O portal The Intercept, ao retratar a resolução do caso, definiu a sentença com a expressão “estupro culposo”, termo que se popularizou nas redes sociais. Porém, esse tipo penal não existe. Teixeira descreve que “não existiam nos autos provas para que se atribuísse a falta de vontade dela. Não haviam provas de que essa vontade estava reduzida. Então, como não existe estupro culposo, o caminho era a absolvição. Não haviam provas suficientes para condená-lo, mas isso não significa que ele é inocente”, pondera Teixeira.
O vídeo da audiência
O vídeo da audiência divulgado pelo portal The Intercept Brasil mostra Mariana sendo humilhada pelo advogado de defesa de Aranha, Cláudio Gastão da Rosa Filho, que exibe cópias de fotos sensuais produzidas pela jovem quando era modelo profissional, como reforço ao argumento de que a relação foi consensual. O advogado analisa as imagens e as define como ginecológicas, além de afirmar que jamais teria uma filha do nível de Mariana. Ele, ainda, repreende o choro de Mariana e dispara “não adianta vir com esse teu choro dissimulado, falso e essa lábia de crocodilo”.

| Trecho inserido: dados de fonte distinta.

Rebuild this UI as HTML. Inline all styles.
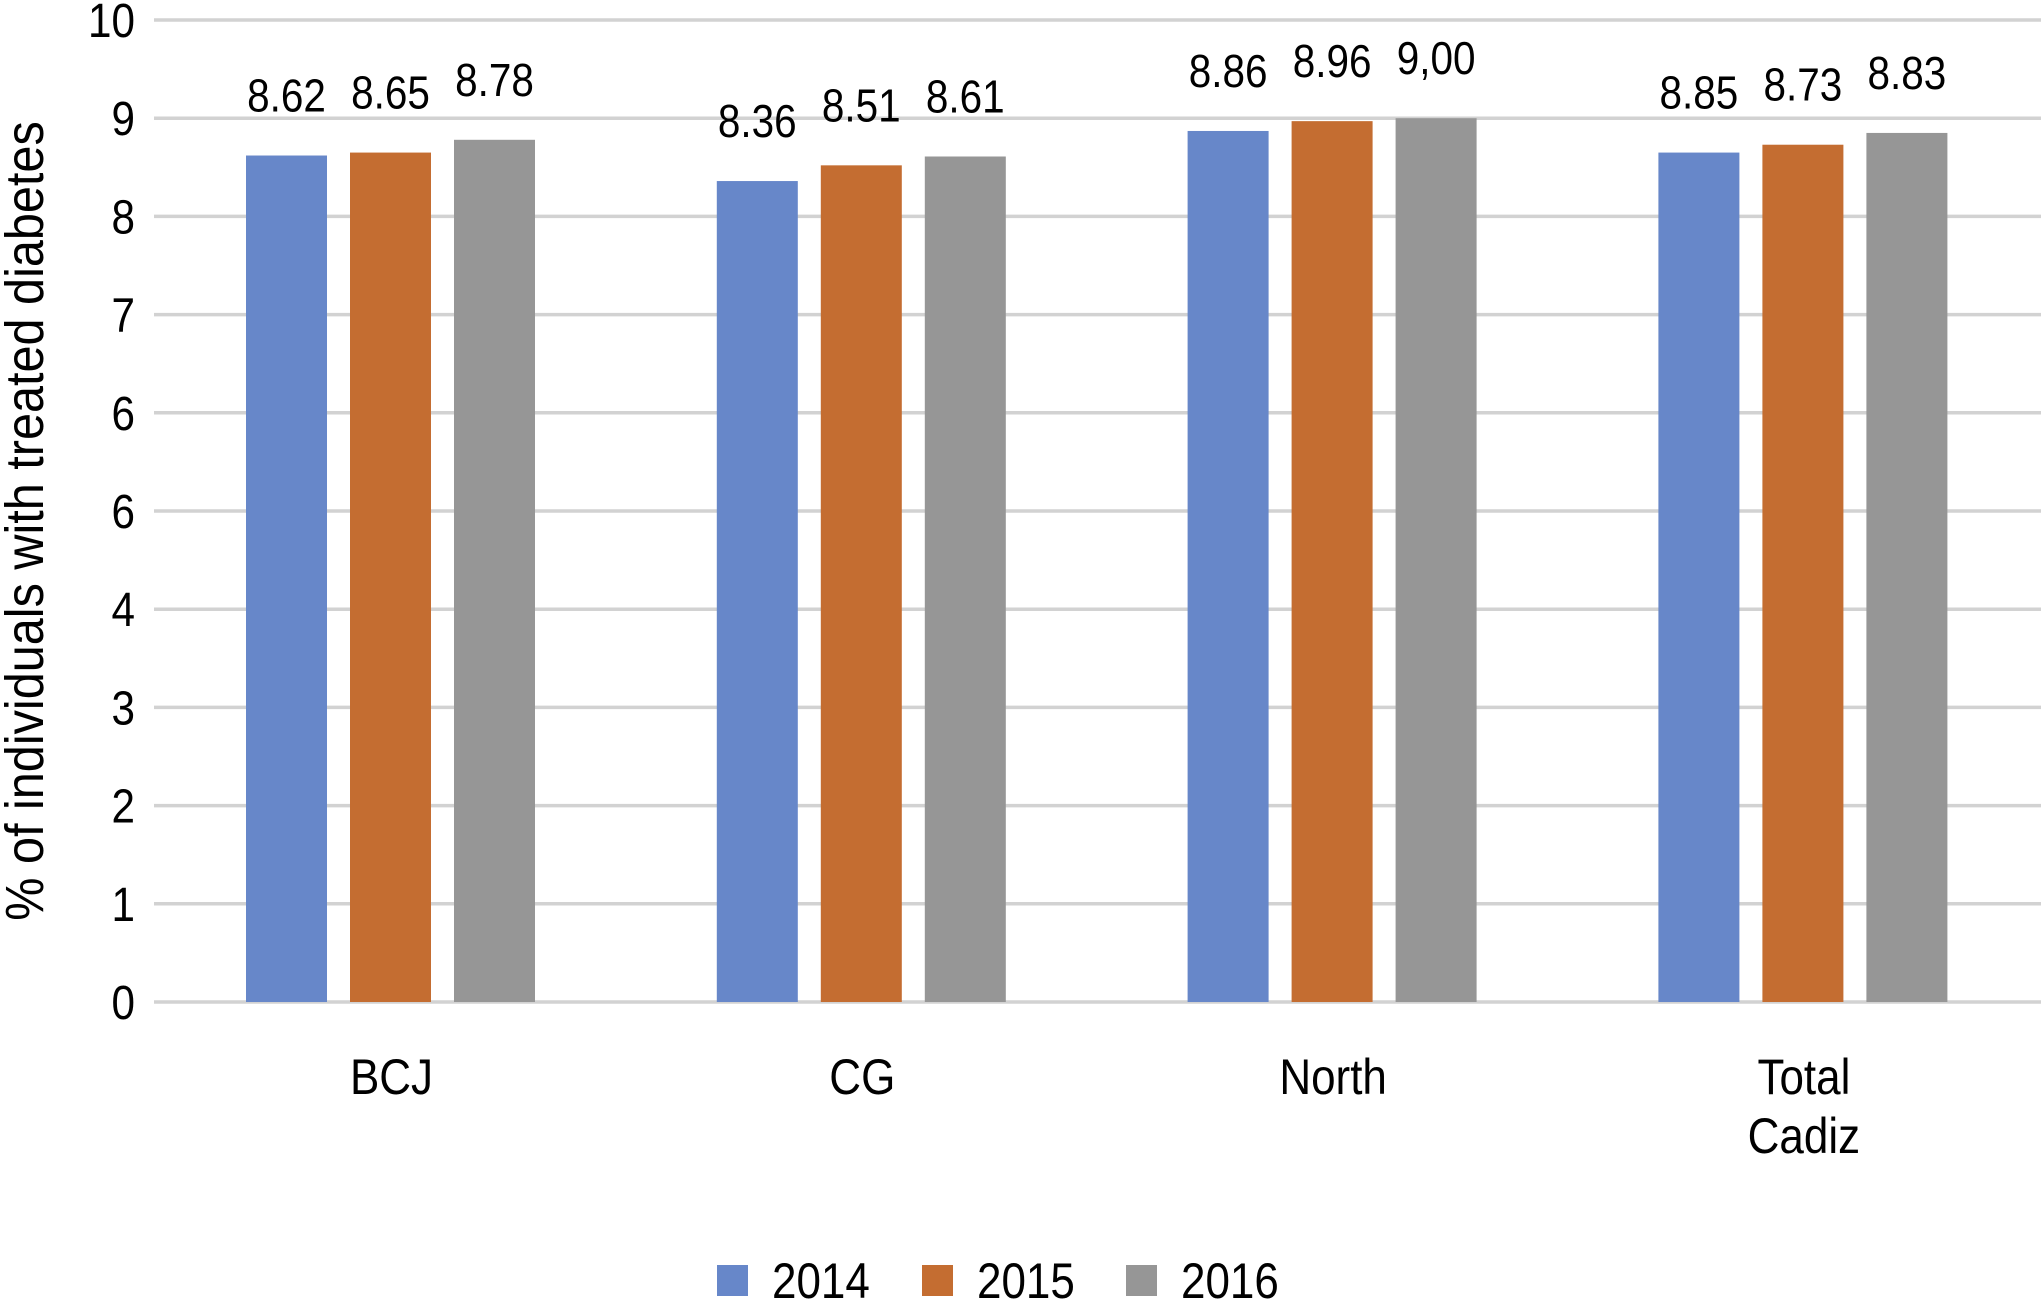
<!DOCTYPE html>
<html><head><meta charset="utf-8"><style>
html,body{margin:0;padding:0;background:#fff;}
svg{display:block;font-family:"Liberation Sans",Arial,sans-serif;}
</style></head><body>
<svg id="chart" width="2041" height="1310" viewBox="0 0 2041 1310">
<g id="grid"></g>
<g id="yticks"></g>
<g id="bars"></g>
<g id="labels"></g>
<g id="cats"></g>
<text transform="translate(43,521) rotate(-90) scale(0.9,1)" text-anchor="middle" font-size="54" fill="#000">% of individuals with treated diabetes</text>
<g id="legend"></g>
</svg>
<script>
const categories = [["BCJ"],["CG"],["North"],["Total","Cadiz"]];
const series = ["2014","2015","2016"];
const values2014 = [8.62, 8.36, 8.87, 8.65];
const values2015 = [8.65, 8.52, 8.97, 8.73];
const values2016 = [8.78, 8.61, 9.00, 8.85];
const labels2014 = ["8.62","8.36","8.86","8.85"];
const labels2015 = ["8.65","8.51","8.96","8.73"];
const labels2016 = ["8.78","8.61","9,00","8.83"];
const tickValues = [0,1,2,3,4,5,6,7,8,9,10];
const tickLabels = ["0","1","2","3","4","6","6","7","8","9","10"];

const colors = ["#6787c9","#c46d31","#969696"];
const NS = "http://www.w3.org/2000/svg";
const y = v => 1002 - v * 98.2;
const xc = i => 390.5 + i * 470.8;
const barOff = [-144.5, -40.5, 63.5], barW = 81;
const vals = [values2014, values2015, values2016];
const labs = [labels2014, labels2015, labels2016];
const SX = 0.88;
function mk(tag, attrs, parent){const e=document.createElementNS(NS,tag);for(const k in attrs)e.setAttribute(k,attrs[k]);parent.appendChild(e);return e;}
function txt(parent,x,yy,size,anchor,str){
  const t=mk('text',{transform:`translate(${x},${yy}) scale(${SX},1)`,'text-anchor':anchor,'font-size':size,fill:'#000'},parent);
  t.textContent=str; return t;
}

const grid=document.getElementById('grid'), yt=document.getElementById('yticks');
tickValues.forEach((t,i)=>{
  const l=mk('line',{x1:154,x2:2041,y1:y(t),y2:y(t),stroke:'#d2d2d2','stroke-width':3.5},grid);
  
  
  const tx=txt(yt,135,y(t)+17,48,'end',tickLabels[i]);
  
  
});
const bars=document.getElementById('bars'), lg=document.getElementById('labels'), cg=document.getElementById('cats');
categories.forEach((c,i)=>{
  series.forEach((s,j)=>{
    const v=vals[j][i];
    const r=mk('rect',{x:xc(i)+barOff[j],y:y(v),width:barW,height:y(0)-y(v),fill:colors[j]},bars);
    
    
    const t=txt(lg,xc(i)+barOff[j]+barW/2,y(v)-44,46,'middle',labs[j][i]);
    
    
  });
  c.forEach((line,k)=>{
    const t=txt(cg,xc(i)+1,1094+k*59,50,'middle',line);
    
    
  });
});
const leg=document.getElementById('legend');
const legX=[717,922,1126];
series.forEach((s,j)=>{
  const r=mk('rect',{x:legX[j],y:1265,width:31,height:31,fill:colors[j]},leg);
  
  
  const t=txt(leg,legX[j]+55,1298,50,'start',s);
  
  
});
</script>
</body></html>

A jovem reclama do interrogatório para o juiz e pede para ser tratada com respeito, mas as poucas interferências do juiz, Rudson Marcos, da 3ª Vara Criminal de Florianópolis, ocorrem após as falas do advogado de Aranha. Em uma das situações, o juiz avisa Mariana que vai parar a gravação para que ela possa se recompor e tomar água.
Para Teixeira, está claro que Mariana sofreu uma humilhação: “em uma audiência, nós temos a obediência ao ordenamento jurídico. A Constituição Federal fala de dignidade da pessoa humana. Então, as nossas leis orgânicas, do Ministério Público, da OAB, nos dizem que precisamos respeitar aquelas pessoas. Eu não posso chamar o réu, em uma audiência, por exemplo, de facínora, de criminoso, xingá-lo”, explica a promotora.
Teixeira afirma que devemos procurar os órgãos correcionais para garantir e assegurar o direito ao tratamento digno: “aquilo que aconteceu, se acontecer com qualquer cidadão ou cidadã, ele deve imediatamente procurar a corregedoria, a ouvidoria, a OAB. Nós não podemos tratar as pessoas sem dignidade, como aconteceu no caso de Mariana”, explica.
A promotora ainda comenta sobre a atuação do juiz durante a audiência, explicando que as suas interferências não dizem respeito ao direito de defesa da vítima: “quando o juiz interfere, ele não está interferindo no direito de defesa, ele está ali avaliando o que é importante para formar o que nós chamamos de cadeia de custódia das provas”, afirma Teixeira.
Machismo estrutural e sistema judiciário brasileiro
A promotora Márcia Teixeira afirma que vivemos em uma sociedade onde ainda está instalado o machismo estrutural e, paralelo à ele, temos também a cultura do estupro. Ela explica que os corpos das mulheres são acessíveis, fáceis, prontos para serem vítimas dos homens, em sua maioria brancos e héteros. E reforça que a estrutura jurídica também vem dessa construção: “eu sou promotora de justiça há 26 anos e vivi a época em que uma profissional sexual, uma prostitua, por exemplo, não era considerada uma boa testemunha porque era vista como uma prostituta, e não como uma vítima de violência sexual”, comenta Teixeira.
Para a promotora, o caso de Mariana deve servir como exemplo para outros casos de violência sexual, servindo para a criação de políticas públicas: “o sistema de justiça não é suficiente para dar conta de tudo isso. Nós precisamos de saúde, da psicologia, da psiquiatria, do IML, para que nós possamos expor o mínimo possível essas vítimas de violência sexual”, explica Teixeira.
Teixeira ainda afirma que a violência sexual não é uma questão de educação, não está relacionada à como a mulher se comporta: “não é uma questão relacionada à como eu me visto, com quem saio ou deixo de sair. Está relacionada à cultura do estupro, a sociedade machista e misógina que faz muito para as mulheres”, explica a promotora.
Sobre a profissional:
Márcia Teixeira é promotora no Tribunal de Justiça do Estado da Bahia, mestra em Ciências Sociais, especialista em Direitos Humanos e estudante de Psicologia.